* start Information supplied *

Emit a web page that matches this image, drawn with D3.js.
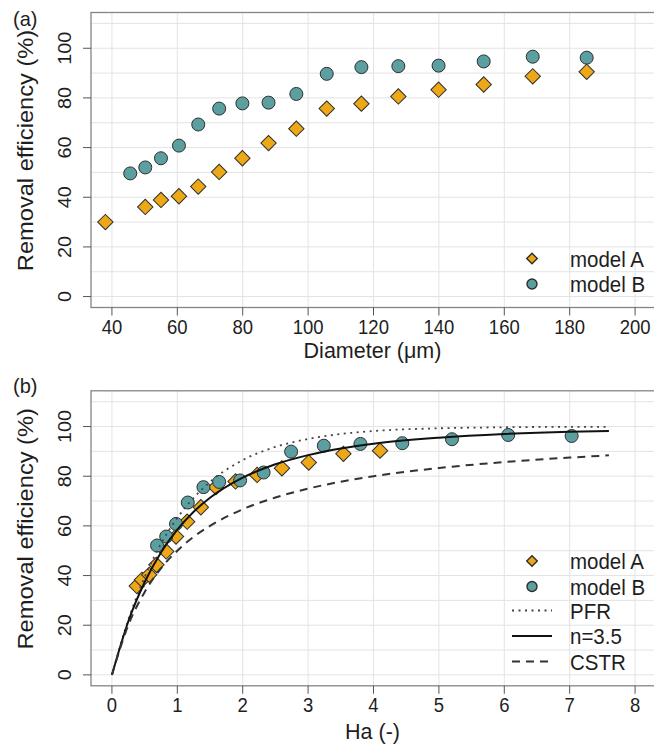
<!DOCTYPE html>
<html>
<head>
<meta charset="utf-8">
<script src="https://cdn.jsdelivr.net/npm/d3@7"></script>
<style>
  body { margin: 0; background: #fff; }
  svg { display: block; font-family: "Liberation Sans", Arial, sans-serif; }
</style>
</head>
<body>
<div id="chart"></div>
<script>
// panel (a): removal efficiency vs diameter
var diamA = [38, 50.2, 55, 60.5, 66.4, 72.8, 79.9, 87.9, 96.4, 105.7, 116.3, 127.6, 139.9, 153.7, 168.7, 185.2];
var effA  = [30, 36.1, 38.9, 40.4, 44.3, 50.2, 55.7, 61.8, 67.6, 75.7, 77.7, 80.6, 83.3, 85.4, 88.7, 90.5];
var diamB = [45.6, 50.2, 55, 60.5, 66.4, 72.8, 79.9, 87.9, 96.4, 105.7, 116.3, 127.6, 139.9, 153.7, 168.7, 185.2];
var effB  = [49.6, 52.0, 55.7, 60.8, 69.3, 75.7, 77.8, 78.1, 81.6, 89.7, 92.4, 92.8, 93.0, 94.7, 96.6, 96.2];

// panel (b): removal efficiency vs Ha
var haA   = [0.38, 0.46, 0.57, 0.68, 0.83, 0.98, 1.15, 1.36, 1.59, 1.89, 2.22, 2.60, 3.01, 3.54, 4.10];
var effA2 = [35.8, 38.3, 40.3, 44.3, 49.7, 55.7, 61.7, 67.5, 75.6, 77.9, 80.5, 83.2, 85.5, 89.0, 90.3];
var haB   = [0.69, 0.83, 0.98, 1.16, 1.40, 1.64, 1.96, 2.32, 2.74, 3.24, 3.80, 4.44, 5.20, 6.06, 7.03];
var effB2 = [52.1, 55.7, 60.8, 69.4, 75.6, 77.7, 78.3, 81.5, 89.9, 92.3, 93.0, 93.3, 94.9, 96.6, 96.2];

// model curves read along Ha
var haCurve = [0, 0.25, 0.5, 0.75, 1, 1.25, 1.5, 2, 2.5, 3, 3.5, 4, 5, 6, 7, 7.6];
var pfr  = [0, 22.1, 39.3, 52.8, 63.2, 71.3, 77.7, 86.5, 91.8, 95.0, 97.0, 98.2, 99.3, 99.7, 99.9, 99.9];
var n35  = [0, 21.5, 37.3, 49.3, 58.5, 65.7, 71.3, 79.4, 84.8, 88.5, 91.2, 93.1, 95.5, 97.0, 97.9, 98.2];
var cstr = [0, 20.0, 33.3, 42.9, 50.0, 55.6, 60.0, 66.7, 71.4, 75.0, 77.8, 80.0, 83.3, 85.7, 87.5, 88.4];

var yTicks = [0, 20, 40, 60, 80, 100];
var yGrid = d3.range(0, 111, 10);
var xTicksA = [40, 60, 80, 100, 120, 140, 160, 180, 200];
var xTicksB = [0, 1, 2, 3, 4, 5, 6, 7, 8];

var colA = "#ECA816", colB = "#5C9FA1", edge = "#2e2e2e";
var ink = "#1e1e1e", sy = 1.1; // the source figure's text is slightly stretched vertically

var svg = d3.select("#chart").append("svg")
    .attr("width", 654)
    .attr("height", 749);

var left = 91, right = 656;

// horizontal text, stretched a bit in height
function label(g, x, y, size, txt, anchor, s) {
  return g.append("text")
      .attr("transform", "translate(" + x + "," + y + ") scale(1," + (s || sy) + ")")
      .attr("text-anchor", anchor || "start")
      .attr("font-size", size)
      .attr("fill", ink)
      .text(txt);
}

function panel(top, xdom, xticks, xtitle, titleY, tag, tagY) {
  var g = svg.append("g");
  var x = d3.scaleLinear().domain(xdom).range([left, right]);
  var y = d3.scaleLinear().domain([-4.4, 114.4]).range([top + 295, top]);

  // grid
  g.selectAll(".hg").data(yGrid).enter().append("line")
      .attr("x1", left).attr("x2", right)
      .attr("y1", d => y(d)).attr("y2", d => y(d))
      .attr("stroke", "#e3e3e3").attr("stroke-width", 1);
  g.selectAll(".vg").data(xticks).enter().append("line")
      .attr("x1", d => x(d)).attr("x2", d => x(d))
      .attr("y1", top).attr("y2", top + 295)
      .attr("stroke", "#e3e3e3").attr("stroke-width", 1);

  // box
  g.append("rect")
      .attr("x", left).attr("y", top)
      .attr("width", right - left).attr("height", 295)
      .attr("fill", "none").attr("stroke", "#858585").attr("stroke-width", 1.3);

  // y axis
  g.selectAll(".yt").data(yTicks).enter().append("line")
      .attr("x1", left - 8).attr("x2", left)
      .attr("y1", d => y(d)).attr("y2", d => y(d))
      .attr("stroke", "#555");
  g.selectAll(".yl").data(yTicks).enter().append("text")
      .attr("transform", d => "translate(71," + y(d) + ") scale(1," + sy + ") rotate(-90)")
      .attr("text-anchor", "middle")
      .attr("font-size", 18)
      .attr("fill", ink)
      .text(d => d);

  // x axis
  g.selectAll(".xt").data(xticks).enter().append("line")
      .attr("x1", d => x(d)).attr("x2", d => x(d))
      .attr("y1", top + 295).attr("y2", top + 303)
      .attr("stroke", "#555");
  xticks.forEach(function(t) {
    label(g, x(t), top + 321, 18.5, t, "middle");
  });

  label(g, (left + right) / 2 - 1, titleY, 21.5, "", "middle", 1).html(xtitle);

  g.append("text")
      .attr("transform", "translate(32.5," + (top + 138) + ") scale(1," + sy + ") rotate(-90)")
      .attr("text-anchor", "middle")
      .attr("font-size", 21.5)
      .attr("fill", ink)
      .text("Removal efficiency (%)");

  label(g, 13, tagY, 20, tag, "start", 1.05);

  return {g: g, x: x, y: y};
}

var diamond = d3.symbol().type(d3.symbolSquare);

function drawA(p, xs, ys) {
  p.g.selectAll(null).data(xs).enter().append("path")
      .attr("d", diamond.size(118)())
      .attr("transform", (d, i) => "translate(" + p.x(d) + "," + p.y(ys[i]) + ") rotate(45)")
      .attr("fill", colA).attr("stroke", edge).attr("stroke-width", 1);
}
function drawB(p, xs, ys) {
  p.g.selectAll(null).data(xs).enter().append("circle")
      .attr("cx", d => p.x(d)).attr("cy", (d, i) => p.y(ys[i]))
      .attr("r", 6.5)
      .attr("fill", colB).attr("stroke", edge).attr("stroke-width", 1);
}

function legendPts(p, top0) {
  var lg = p.g.append("g");
  lg.append("path")
      .attr("d", diamond.size(56)())
      .attr("transform", "translate(532," + top0 + ") rotate(45)")
      .attr("fill", colA).attr("stroke", edge).attr("stroke-width", 1.4);
  lg.append("circle")
      .attr("cx", 532).attr("cy", top0 + 25.5).attr("r", 5)
      .attr("fill", colB).attr("stroke", edge).attr("stroke-width", 1.4);
  ["model A", "model B"].forEach(function(t, i) {
    label(lg, 570, top0 + i * 25.5 + 8, 20.5, t);
  });
}

// ---- panel (a)
var pa = panel(12.5, [33.6, 206.4], xTicksA, "Diameter (&#956;m)", 358, "(a)", 26);
drawB(pa, diamB, effB);
drawA(pa, diamA, effA);
legendPts(pa, 258.5);

// ---- panel (b)
var pb = panel(390.8, [-0.32, 8.32], xTicksB, "Ha (-)", 739, "(b)", 393);
drawA(pb, haA, effA2);
drawB(pb, haB, effB2);

var line = d3.line()
    .x((d, i) => pb.x(haCurve[i]))
    .y(d => pb.y(d))
    .curve(d3.curveMonotoneX);

var curves = [
  {name: "PFR",   vals: pfr,  dash: "2,4.5", col: "#444", w: 1.8},
  {name: "n=3.5", vals: n35,  dash: null,    col: "#111", w: 2},
  {name: "CSTR",  vals: cstr, dash: "8,6",   col: "#333", w: 2}
];
curves.forEach(function(c) {
  pb.g.append("path")
      .attr("d", line(c.vals))
      .attr("fill", "none")
      .attr("stroke", c.col)
      .attr("stroke-width", c.w)
      .attr("stroke-dasharray", c.dash);
});

legendPts(pb, 561);
curves.forEach(function(c, i) {
  var ly = 610.5 + i * 25.5;
  pb.g.append("line")
      .attr("x1", 512).attr("x2", 552)
      .attr("y1", ly).attr("y2", ly)
      .attr("stroke", c.col).attr("stroke-width", c.w)
      .attr("stroke-dasharray", c.dash);
  label(pb.g, 570, ly + 8, 20.5, c.name);
});
</script>
</body>
</html>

* end Information supplied *

Objective:
The lines from the top of the data above through the one holding "slightly stretched vertically" are to be repeated exactly, and only those, with no pictures.

Written solution:
Emit a web page that matches this image, drawn with D3.js.
<!DOCTYPE html>
<html>
<head>
<meta charset="utf-8">
<script src="https://cdn.jsdelivr.net/npm/d3@7"></script>
<style>
  body { margin: 0; background: #fff; }
  svg { display: block; font-family: "Liberation Sans", Arial, sans-serif; }
</style>
</head>
<body>
<div id="chart"></div>
<script>
// panel (a): removal efficiency vs diameter
var diamA = [38, 50.2, 55, 60.5, 66.4, 72.8, 79.9, 87.9, 96.4, 105.7, 116.3, 127.6, 139.9, 153.7, 168.7, 185.2];
var effA  = [30, 36.1, 38.9, 40.4, 44.3, 50.2, 55.7, 61.8, 67.6, 75.7, 77.7, 80.6, 83.3, 85.4, 88.7, 90.5];
var diamB = [45.6, 50.2, 55, 60.5, 66.4, 72.8, 79.9, 87.9, 96.4, 105.7, 116.3, 127.6, 139.9, 153.7, 168.7, 185.2];
var effB  = [49.6, 52.0, 55.7, 60.8, 69.3, 75.7, 77.8, 78.1, 81.6, 89.7, 92.4, 92.8, 93.0, 94.7, 96.6, 96.2];

// panel (b): removal efficiency vs Ha
var haA   = [0.38, 0.46, 0.57, 0.68, 0.83, 0.98, 1.15, 1.36, 1.59, 1.89, 2.22, 2.60, 3.01, 3.54, 4.10];
var effA2 = [35.8, 38.3, 40.3, 44.3, 49.7, 55.7, 61.7, 67.5, 75.6, 77.9, 80.5, 83.2, 85.5, 89.0, 90.3];
var haB   = [0.69, 0.83, 0.98, 1.16, 1.40, 1.64, 1.96, 2.32, 2.74, 3.24, 3.80, 4.44, 5.20, 6.06, 7.03];
var effB2 = [52.1, 55.7, 60.8, 69.4, 75.6, 77.7, 78.3, 81.5, 89.9, 92.3, 93.0, 93.3, 94.9, 96.6, 96.2];

// model curves read along Ha
var haCurve = [0, 0.25, 0.5, 0.75, 1, 1.25, 1.5, 2, 2.5, 3, 3.5, 4, 5, 6, 7, 7.6];
var pfr  = [0, 22.1, 39.3, 52.8, 63.2, 71.3, 77.7, 86.5, 91.8, 95.0, 97.0, 98.2, 99.3, 99.7, 99.9, 99.9];
var n35  = [0, 21.5, 37.3, 49.3, 58.5, 65.7, 71.3, 79.4, 84.8, 88.5, 91.2, 93.1, 95.5, 97.0, 97.9, 98.2];
var cstr = [0, 20.0, 33.3, 42.9, 50.0, 55.6, 60.0, 66.7, 71.4, 75.0, 77.8, 80.0, 83.3, 85.7, 87.5, 88.4];

var yTicks = [0, 20, 40, 60, 80, 100];
var yGrid = d3.range(0, 111, 10);
var xTicksA = [40, 60, 80, 100, 120, 140, 160, 180, 200];
var xTicksB = [0, 1, 2, 3, 4, 5, 6, 7, 8];

var colA = "#ECA816", colB = "#5C9FA1", edge = "#2e2e2e";
var ink = "#1e1e1e", sy = 1.1; // the source figure's text is slightly stretched vertically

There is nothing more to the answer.